### The request:
For the entries below, copy exactly the line that contains "Convert this chart to Observable Plot code." through the line that contains "0.2, 0.1, 0];", both ends included, and exclude all pictures.

### Given information:
________________________

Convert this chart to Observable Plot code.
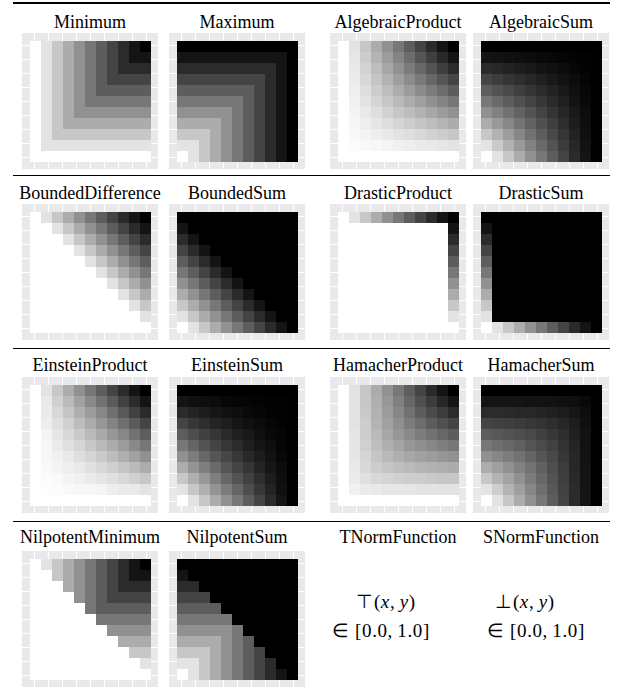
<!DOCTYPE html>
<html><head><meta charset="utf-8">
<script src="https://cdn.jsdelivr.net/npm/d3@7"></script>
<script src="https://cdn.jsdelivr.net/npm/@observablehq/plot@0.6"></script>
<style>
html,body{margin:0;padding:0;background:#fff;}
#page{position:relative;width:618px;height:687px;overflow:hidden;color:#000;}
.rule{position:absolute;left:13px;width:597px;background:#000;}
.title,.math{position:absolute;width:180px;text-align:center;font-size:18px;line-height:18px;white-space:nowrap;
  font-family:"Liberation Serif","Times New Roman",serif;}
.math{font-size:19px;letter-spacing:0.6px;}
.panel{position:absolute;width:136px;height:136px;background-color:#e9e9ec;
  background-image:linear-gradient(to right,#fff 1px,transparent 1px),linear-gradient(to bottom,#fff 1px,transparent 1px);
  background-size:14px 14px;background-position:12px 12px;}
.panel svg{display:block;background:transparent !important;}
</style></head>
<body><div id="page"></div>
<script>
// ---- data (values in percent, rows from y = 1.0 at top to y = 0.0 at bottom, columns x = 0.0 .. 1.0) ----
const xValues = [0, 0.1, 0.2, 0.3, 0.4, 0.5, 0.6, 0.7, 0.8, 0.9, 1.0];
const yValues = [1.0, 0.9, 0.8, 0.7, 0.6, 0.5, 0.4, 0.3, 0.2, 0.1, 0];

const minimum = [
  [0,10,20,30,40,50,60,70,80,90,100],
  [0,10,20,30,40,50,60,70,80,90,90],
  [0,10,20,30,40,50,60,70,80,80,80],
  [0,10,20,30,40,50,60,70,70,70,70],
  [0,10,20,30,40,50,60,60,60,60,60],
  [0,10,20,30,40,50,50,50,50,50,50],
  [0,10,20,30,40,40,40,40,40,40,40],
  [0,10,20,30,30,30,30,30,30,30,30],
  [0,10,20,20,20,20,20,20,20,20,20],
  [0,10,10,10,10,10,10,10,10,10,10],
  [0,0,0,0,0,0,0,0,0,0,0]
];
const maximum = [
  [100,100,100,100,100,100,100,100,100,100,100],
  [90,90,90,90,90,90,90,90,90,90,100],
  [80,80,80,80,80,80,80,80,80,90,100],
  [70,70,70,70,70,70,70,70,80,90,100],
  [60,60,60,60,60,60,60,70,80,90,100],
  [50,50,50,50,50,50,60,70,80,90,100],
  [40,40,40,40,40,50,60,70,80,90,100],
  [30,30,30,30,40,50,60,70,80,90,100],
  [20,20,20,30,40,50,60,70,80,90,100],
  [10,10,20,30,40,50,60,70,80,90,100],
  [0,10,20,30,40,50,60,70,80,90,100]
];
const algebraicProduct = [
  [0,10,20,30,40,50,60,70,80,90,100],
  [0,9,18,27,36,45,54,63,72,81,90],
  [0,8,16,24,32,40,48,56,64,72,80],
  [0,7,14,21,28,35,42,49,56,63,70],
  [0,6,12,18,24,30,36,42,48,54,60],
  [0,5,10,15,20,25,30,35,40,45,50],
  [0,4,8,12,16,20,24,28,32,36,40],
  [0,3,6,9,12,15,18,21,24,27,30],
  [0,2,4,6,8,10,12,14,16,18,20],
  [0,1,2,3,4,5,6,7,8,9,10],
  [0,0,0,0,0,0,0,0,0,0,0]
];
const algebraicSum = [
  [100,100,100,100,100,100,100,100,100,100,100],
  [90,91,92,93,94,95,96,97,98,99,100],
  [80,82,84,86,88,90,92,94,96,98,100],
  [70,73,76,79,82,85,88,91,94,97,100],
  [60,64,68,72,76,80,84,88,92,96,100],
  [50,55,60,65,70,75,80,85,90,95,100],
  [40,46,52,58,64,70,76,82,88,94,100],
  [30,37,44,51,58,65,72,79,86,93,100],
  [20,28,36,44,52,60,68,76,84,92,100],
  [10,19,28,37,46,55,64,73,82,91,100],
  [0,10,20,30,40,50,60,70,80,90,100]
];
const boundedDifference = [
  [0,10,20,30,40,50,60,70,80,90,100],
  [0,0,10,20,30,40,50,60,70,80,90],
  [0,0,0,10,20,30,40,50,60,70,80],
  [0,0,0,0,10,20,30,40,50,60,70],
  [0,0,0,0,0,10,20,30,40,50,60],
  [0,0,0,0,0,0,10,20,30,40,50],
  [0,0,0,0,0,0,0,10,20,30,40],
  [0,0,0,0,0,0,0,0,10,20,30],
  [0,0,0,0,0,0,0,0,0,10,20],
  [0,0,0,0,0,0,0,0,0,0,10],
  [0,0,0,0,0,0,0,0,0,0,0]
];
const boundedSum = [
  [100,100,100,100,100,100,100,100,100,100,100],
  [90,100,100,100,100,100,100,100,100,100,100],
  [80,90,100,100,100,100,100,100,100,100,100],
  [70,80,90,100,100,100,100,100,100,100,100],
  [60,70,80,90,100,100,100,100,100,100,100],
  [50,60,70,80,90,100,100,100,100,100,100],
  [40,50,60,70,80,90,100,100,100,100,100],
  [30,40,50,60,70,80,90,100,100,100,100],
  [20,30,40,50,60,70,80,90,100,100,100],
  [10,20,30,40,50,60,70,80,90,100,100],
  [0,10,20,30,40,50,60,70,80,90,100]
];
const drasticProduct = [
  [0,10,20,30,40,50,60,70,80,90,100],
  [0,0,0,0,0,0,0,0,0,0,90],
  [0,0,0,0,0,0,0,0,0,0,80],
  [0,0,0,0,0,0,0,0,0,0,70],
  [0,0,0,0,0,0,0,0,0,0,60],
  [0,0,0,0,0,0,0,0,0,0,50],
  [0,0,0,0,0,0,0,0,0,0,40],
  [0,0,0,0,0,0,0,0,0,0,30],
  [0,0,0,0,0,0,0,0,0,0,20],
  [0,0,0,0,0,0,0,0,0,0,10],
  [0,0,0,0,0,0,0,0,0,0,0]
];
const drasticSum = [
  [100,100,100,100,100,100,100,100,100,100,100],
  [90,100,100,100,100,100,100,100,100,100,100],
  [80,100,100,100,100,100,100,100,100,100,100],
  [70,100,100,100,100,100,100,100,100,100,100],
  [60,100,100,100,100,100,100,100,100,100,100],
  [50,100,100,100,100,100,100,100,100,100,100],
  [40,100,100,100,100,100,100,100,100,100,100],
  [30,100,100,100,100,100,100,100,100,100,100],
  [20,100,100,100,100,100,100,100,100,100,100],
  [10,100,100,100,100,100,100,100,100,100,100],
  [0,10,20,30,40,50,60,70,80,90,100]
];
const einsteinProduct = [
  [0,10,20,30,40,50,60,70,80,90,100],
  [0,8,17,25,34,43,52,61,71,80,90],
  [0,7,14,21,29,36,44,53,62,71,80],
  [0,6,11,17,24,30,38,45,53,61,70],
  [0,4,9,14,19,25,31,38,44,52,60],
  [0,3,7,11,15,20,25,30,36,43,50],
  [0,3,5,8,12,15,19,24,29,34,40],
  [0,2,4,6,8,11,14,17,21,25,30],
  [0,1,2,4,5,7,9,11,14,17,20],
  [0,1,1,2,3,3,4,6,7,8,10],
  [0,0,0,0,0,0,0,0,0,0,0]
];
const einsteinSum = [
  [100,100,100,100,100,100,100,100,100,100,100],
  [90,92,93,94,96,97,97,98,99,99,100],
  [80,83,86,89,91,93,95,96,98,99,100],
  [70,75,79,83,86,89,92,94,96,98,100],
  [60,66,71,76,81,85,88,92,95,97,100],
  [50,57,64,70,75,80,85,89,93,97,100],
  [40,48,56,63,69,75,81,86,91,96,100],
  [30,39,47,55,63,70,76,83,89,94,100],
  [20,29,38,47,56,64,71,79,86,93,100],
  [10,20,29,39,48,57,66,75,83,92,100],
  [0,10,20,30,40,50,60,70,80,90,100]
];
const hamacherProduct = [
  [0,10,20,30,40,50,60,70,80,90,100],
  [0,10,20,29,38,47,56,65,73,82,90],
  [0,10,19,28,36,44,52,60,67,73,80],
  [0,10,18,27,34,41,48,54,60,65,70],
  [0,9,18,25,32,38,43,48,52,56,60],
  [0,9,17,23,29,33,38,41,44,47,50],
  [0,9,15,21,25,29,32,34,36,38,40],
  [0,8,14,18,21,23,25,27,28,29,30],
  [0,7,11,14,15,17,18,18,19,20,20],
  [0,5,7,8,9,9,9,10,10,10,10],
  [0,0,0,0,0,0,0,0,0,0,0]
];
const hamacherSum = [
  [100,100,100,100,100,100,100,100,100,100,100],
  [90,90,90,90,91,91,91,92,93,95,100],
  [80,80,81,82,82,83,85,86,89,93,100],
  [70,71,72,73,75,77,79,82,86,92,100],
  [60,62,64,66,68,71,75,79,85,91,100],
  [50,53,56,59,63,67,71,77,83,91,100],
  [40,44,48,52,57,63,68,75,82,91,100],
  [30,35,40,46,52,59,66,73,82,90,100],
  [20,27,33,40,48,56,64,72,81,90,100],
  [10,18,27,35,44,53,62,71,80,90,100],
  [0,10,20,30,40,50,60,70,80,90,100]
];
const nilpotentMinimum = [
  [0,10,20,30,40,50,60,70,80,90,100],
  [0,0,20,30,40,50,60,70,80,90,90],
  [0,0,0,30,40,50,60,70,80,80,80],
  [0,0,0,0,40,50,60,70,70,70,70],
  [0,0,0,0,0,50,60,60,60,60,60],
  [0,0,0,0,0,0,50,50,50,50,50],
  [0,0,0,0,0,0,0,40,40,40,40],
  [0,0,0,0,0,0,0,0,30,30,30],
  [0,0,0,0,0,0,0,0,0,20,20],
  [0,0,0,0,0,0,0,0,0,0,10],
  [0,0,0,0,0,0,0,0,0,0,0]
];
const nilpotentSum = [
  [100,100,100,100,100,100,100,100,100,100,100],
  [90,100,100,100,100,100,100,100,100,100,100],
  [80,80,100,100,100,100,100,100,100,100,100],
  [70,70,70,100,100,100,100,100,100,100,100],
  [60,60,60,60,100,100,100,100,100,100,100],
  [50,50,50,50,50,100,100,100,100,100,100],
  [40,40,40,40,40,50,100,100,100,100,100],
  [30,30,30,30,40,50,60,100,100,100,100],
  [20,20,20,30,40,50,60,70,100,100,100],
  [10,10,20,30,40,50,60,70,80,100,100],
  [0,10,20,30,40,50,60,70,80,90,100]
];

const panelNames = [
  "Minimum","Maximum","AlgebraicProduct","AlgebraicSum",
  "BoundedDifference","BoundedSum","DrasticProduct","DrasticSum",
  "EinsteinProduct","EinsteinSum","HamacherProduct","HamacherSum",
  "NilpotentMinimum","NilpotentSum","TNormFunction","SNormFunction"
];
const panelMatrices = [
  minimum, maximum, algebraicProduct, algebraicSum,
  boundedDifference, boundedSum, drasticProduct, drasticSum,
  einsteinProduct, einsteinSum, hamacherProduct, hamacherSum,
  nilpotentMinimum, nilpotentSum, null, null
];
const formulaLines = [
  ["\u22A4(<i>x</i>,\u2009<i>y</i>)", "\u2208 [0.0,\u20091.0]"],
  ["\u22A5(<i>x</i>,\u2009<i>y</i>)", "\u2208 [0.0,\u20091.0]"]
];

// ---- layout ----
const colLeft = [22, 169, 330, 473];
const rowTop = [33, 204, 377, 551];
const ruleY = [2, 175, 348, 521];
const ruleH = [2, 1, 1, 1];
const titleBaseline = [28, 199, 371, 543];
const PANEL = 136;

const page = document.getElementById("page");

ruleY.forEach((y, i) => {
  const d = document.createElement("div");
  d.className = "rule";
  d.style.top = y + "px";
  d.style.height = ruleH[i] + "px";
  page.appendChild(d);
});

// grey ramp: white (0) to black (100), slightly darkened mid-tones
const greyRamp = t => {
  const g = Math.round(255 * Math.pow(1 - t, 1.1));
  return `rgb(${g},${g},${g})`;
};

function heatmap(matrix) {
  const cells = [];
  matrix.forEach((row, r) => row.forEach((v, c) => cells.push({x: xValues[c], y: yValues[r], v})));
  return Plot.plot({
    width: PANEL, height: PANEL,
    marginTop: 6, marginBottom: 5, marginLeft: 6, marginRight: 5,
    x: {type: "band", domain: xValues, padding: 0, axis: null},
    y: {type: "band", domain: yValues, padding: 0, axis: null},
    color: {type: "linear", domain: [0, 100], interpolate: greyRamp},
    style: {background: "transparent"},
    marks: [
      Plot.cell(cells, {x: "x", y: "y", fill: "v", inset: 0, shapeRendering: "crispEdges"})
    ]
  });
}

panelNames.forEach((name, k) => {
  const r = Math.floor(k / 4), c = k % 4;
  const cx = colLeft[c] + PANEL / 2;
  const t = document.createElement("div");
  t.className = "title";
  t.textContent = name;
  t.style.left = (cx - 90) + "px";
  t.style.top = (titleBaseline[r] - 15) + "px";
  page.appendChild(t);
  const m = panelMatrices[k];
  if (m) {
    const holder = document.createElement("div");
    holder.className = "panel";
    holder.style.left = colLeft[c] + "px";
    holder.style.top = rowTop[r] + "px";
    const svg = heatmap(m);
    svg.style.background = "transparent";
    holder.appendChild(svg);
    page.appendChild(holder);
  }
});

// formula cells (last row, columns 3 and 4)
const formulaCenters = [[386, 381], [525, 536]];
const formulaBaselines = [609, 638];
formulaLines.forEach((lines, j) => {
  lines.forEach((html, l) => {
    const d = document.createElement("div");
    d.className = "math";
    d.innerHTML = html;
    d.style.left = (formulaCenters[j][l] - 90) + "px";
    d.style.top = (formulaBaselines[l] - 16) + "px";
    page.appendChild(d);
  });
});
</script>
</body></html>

________________________

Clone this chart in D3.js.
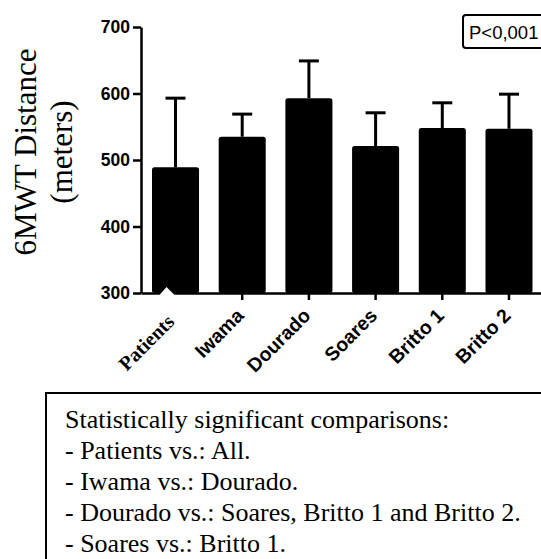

________________________

### Full output:
Convert this chart to Observable Plot code.
<!DOCTYPE html>
<html><head><meta charset="utf-8">
<script src="https://cdn.jsdelivr.net/npm/d3@7"></script>
<script src="https://cdn.jsdelivr.net/npm/@observablehq/plot@0.6"></script>
<style>
html,body{margin:0;padding:0;background:#fff;}
#page{position:relative;width:618px;height:687px;overflow:hidden;color:#000;}
.rule{position:absolute;left:13px;width:597px;background:#000;}
.title,.math{position:absolute;width:180px;text-align:center;font-size:18px;line-height:18px;white-space:nowrap;
  font-family:"Liberation Serif","Times New Roman",serif;}
.math{font-size:19px;letter-spacing:0.6px;}
.panel{position:absolute;width:136px;height:136px;background-color:#e9e9ec;
  background-image:linear-gradient(to right,#fff 1px,transparent 1px),linear-gradient(to bottom,#fff 1px,transparent 1px);
  background-size:14px 14px;background-position:12px 12px;}
.panel svg{display:block;background:transparent !important;}
</style></head>
<body><div id="page"></div>
<script>
// ---- data (values in percent, rows from y = 1.0 at top to y = 0.0 at bottom, columns x = 0.0 .. 1.0) ----
const xValues = [0, 0.1, 0.2, 0.3, 0.4, 0.5, 0.6, 0.7, 0.8, 0.9, 1.0];
const yValues = [1.0, 0.9, 0.8, 0.7, 0.6, 0.5, 0.4, 0.3, 0.2, 0.1, 0];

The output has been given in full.